Using @scheme[#:language], the last example above can be written more
concisely:

@schemeblock[
  (module reader syntax/module-reader
    #:language read
    #:wrapper2 (lambda (in rd stx?)
                 (parameterize ([current-readtable
                                 (make-at-readtable)])
                   (rd in)))
    (require scribble/reader))
]


Note: if such whole-body reader functions return a list with a single
expression that begins with @scheme[#%module-begin], then the
@scheme[syntax/module-reader] language will not inappropriately add
another.  This for backwards-compatibility with older code: having a
whole-body reader functions or wrapper functions that return a
@scheme[#%module-begin]-wrapped body is deprectaed.

}


@defproc[(make-meta-reader [self-sym symbol?]
                           [path-desc-str string?]
                           [#:read-spec read-spec (input-port? . -> . any/c) (lambda (in) ....)]
                           [module-path-parser (any/c . -> . (or/c module-path? #f))]
                           [convert-read (procedure? . -> . procedure?)]
                           [convert-read-syntax (procedure? . -> . procedure?)]
                           [convert-get-info  (procedure? . -> . procedure?)])
         (values procedure? procedure? procedure?)]{

Generates procedures suitable for export as @schemeidfont{read} (see
@scheme[read] and @hash-lang[]), @schemeidfont{read-syntax} (see
@scheme[read-syntax] and @hash-lang[]), and @schemeidfont{get-info}
(see @scheme[read-language] and @hash-lang[]), respectively, where the
procedures chains to another language that is specified in an input
stream.

@margin-note{The @schememodname[at-exp], @schememodname[reader], and
  @schememodname[planet] languages are implemented using this
  function.}

The generated functions expect a target language description in the
input stream that is provided to @scheme[read-spec]. The default
@scheme[read-spec] extracts a non-empty sequence of bytes after one or
more space and tab bytes, stopping at the first whitespace byte or
end-of-file (whichever is first), and it produces either such a byte
string or @scheme[#f].  If @scheme[read-spec] produces @scheme[#f], a
reader exception is raised, and @scheme[path-desc-str] is used as a
description of the expected language form in the error message.
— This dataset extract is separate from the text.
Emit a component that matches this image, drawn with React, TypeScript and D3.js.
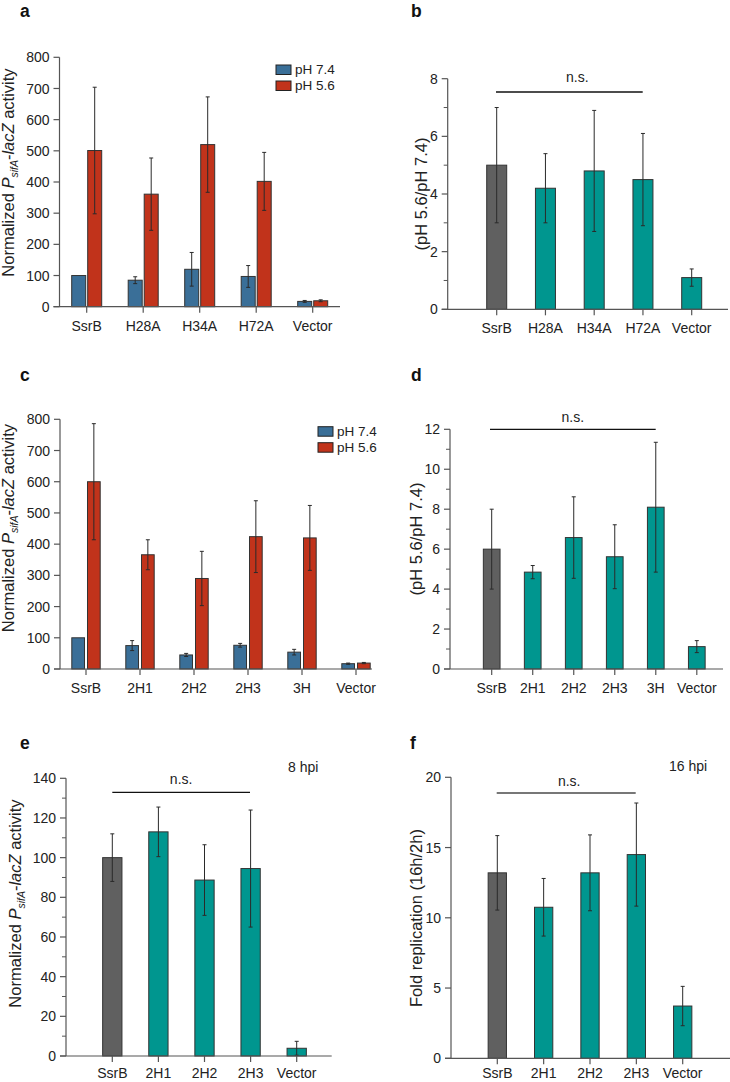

@margin-note{The @schememodname[reader] language supplies
  @scheme[read] for @scheme[read-spec]. The @schememodname[at-exp] and
  @schememodname[planet] languages use the default
  @scheme[read-spec].}

The result of @scheme[read-spec] is converted to a module path using
@scheme[module-path-parser]. If @scheme[module-path-parser] produces
@scheme[#f], a reader exception is raised in the same way as when
@scheme[read-spec] produces a @scheme[#f]. The @schememodname[planet]
languages supply a @scheme[module-path-parser] that converts a byte
string to a module path.

If loading the module produced by @scheme[module-path-parser]
succeeds, then the loaded module's @schemeidfont{read},
@schemeidfont{read-syntax}, or @schemeidfont{get-info} export is
passed to @scheme[convert-read], @scheme[convert-read-syntax], or
@scheme[convert-get-info], respectively.

@margin-note{The @schememodname[at-exp] language supplies
  @scheme[convert-read] and @scheme[convert-read-syntax] to add
  @"@"-expression support to the current readtable before chaining to
  the given procedures.}

The procedures generated by @scheme[make-meta-reader] are not meant
for use with the @schememodname[syntax/module-reader] language; they
are meant to be exported directly.}


@defproc[(wrap-read-all [mod-path module-path?]
                        [in input-port?]
                        [read (input-port . -> . any/c)]
                        [mod-path-stx syntax?]
                        [src (or/c syntax? #f)]
                        [line number?]
                        [col number?]
                        [pos number?])
         any/c]{

@emph{This function is deprecated; the
@schememodname[syntax/module-reader] language can be adapted using the
various keywords to arbitrary readers; please use it instead.}

Repeatedly calls @scheme[read] on @scheme[in] until an end of file,
collecting the results in order into @scheme[_lst], and derives a
@scheme[_name-id] from @scheme[(object-name in)].  The last five
arguments are used to construct the syntax object for the language
position of the module.  The result is roughly

@schemeblock[
  `(module ,_name-id ,mod-path ,@_lst)
]}